Ask HN: How did you learn enough dev-ops to deploy portfolio apps? - nstoddar
Hey Hacker News! I am a self-taught engineer and who has hit a bit of a road block. I can&#x27;t deploy my demo apps to services like Digital Ocean, G Cloud, etc. I have had success with Modulus and Heroku but am wondering how other developers learned to deploy their applications without getting caught in too many rabbit holes (e.g. automated deployment, security, load balancing, etc.)
======
madmax108
>>> I can't deploy my demo apps to services like Digital Ocean, G Cloud, etc

Why?

Personally, for all my demo apps, I have a couple light (T2 Micro which
qualify for the free tier) AWS instances lying around, on which I run
applications on a random port, and then specifically open up only that port
for the external world.
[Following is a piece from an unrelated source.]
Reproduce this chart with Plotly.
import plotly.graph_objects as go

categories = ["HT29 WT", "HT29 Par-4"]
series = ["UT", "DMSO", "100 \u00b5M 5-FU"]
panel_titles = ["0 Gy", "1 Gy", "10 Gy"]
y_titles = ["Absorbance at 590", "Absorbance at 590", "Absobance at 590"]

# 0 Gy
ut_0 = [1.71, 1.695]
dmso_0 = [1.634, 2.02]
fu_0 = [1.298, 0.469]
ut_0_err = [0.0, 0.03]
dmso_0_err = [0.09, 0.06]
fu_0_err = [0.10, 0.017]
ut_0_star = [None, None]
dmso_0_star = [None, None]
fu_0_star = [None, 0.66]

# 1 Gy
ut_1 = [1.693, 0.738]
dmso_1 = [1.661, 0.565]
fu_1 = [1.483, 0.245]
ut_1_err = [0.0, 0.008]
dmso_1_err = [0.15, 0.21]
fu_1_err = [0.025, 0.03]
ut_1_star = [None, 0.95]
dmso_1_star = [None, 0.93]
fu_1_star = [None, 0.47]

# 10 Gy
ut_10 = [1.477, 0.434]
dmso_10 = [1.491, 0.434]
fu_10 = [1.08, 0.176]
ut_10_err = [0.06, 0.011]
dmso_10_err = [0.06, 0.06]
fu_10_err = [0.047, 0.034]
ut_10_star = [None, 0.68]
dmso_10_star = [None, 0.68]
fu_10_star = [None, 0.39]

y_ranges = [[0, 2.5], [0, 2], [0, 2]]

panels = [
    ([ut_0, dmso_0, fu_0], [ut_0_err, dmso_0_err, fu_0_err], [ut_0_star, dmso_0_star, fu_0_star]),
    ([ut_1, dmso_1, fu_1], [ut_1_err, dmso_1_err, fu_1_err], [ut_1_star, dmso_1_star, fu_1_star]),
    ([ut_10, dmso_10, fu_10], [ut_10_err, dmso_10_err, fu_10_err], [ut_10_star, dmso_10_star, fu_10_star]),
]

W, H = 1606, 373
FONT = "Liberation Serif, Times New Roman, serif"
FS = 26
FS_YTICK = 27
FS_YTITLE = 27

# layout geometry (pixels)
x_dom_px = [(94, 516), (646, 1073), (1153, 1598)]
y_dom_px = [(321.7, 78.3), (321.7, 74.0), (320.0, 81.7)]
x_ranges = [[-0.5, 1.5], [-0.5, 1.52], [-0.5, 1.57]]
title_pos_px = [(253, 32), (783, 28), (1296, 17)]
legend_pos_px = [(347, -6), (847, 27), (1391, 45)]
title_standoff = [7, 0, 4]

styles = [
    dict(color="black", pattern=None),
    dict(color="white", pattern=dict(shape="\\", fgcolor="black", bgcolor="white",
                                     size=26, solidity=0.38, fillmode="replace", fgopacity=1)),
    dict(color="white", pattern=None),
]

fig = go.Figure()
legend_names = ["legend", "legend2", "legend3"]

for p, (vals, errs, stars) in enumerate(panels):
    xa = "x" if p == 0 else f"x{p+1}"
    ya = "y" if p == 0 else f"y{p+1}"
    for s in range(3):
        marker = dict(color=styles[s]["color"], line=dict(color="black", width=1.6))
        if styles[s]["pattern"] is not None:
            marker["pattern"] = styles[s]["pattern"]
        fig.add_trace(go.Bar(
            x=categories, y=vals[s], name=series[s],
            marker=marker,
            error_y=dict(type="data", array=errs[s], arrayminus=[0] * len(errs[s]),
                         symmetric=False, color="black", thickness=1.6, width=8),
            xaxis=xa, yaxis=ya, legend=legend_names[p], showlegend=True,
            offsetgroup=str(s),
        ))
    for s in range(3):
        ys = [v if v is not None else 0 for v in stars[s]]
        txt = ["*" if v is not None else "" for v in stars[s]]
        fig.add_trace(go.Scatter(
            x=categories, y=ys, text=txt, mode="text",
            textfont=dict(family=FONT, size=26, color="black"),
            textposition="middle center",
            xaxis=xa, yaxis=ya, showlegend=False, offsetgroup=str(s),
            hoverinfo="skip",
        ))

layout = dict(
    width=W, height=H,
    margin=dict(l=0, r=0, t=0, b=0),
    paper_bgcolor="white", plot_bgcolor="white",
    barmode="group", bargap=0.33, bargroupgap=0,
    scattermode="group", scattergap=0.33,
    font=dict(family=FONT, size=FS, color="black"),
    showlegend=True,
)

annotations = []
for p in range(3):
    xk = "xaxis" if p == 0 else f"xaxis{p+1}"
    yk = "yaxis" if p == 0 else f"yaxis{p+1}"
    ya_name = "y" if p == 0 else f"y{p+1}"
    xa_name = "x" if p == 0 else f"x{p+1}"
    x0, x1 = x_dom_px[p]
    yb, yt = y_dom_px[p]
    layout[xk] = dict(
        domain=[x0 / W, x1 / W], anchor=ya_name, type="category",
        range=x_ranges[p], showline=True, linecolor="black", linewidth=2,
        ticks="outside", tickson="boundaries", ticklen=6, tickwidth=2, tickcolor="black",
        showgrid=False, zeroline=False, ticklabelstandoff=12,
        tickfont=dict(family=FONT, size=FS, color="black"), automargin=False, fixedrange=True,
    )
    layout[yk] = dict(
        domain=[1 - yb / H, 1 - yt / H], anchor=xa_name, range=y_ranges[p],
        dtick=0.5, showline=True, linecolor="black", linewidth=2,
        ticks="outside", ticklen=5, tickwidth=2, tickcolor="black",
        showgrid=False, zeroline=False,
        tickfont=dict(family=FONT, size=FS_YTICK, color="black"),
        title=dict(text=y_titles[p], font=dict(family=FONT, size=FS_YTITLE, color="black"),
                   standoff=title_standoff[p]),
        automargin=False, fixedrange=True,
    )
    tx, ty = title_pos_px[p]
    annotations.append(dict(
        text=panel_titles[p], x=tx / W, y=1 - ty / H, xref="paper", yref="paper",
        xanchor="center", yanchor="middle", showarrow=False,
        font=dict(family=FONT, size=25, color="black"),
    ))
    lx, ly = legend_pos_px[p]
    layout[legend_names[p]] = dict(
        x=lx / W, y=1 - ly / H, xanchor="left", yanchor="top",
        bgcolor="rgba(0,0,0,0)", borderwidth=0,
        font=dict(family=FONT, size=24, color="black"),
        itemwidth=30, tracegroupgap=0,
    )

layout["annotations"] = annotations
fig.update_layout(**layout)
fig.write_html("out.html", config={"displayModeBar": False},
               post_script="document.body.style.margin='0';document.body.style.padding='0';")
So I end up with a pretty ugly looking url
([http://ec2-123-234-123-234.ec2.aws.amazon.com:1337](http://ec2-123-234-123-234.ec2.aws.amazon.com:1337)),
which can be put behind a nice looking route53 entry if needed, and
horizontally scaled by popping an ELB in front of it (for say a HN release).

For automated deployments, jenkins is usually my one stop shop, since all I
need to do is configure a new job and trigger (usually github pushes) to
build, test, deploy and restart my service.

It's one time effort, but really helpful in the long run I feel, especially if
you have multiple demo apps over time.

------
jquast
1\. Do it by hand. write everything down. 2\. Turn this into shell (or python,
ruby, your favorite) scripts, with variables. 3\. Recognize the difficult
areas -- configuring load balancers, etc. Conceptualize a general solution.
4\. Find this solution in a CM of your choice -- solving the hardest problems
first as a measure of fit.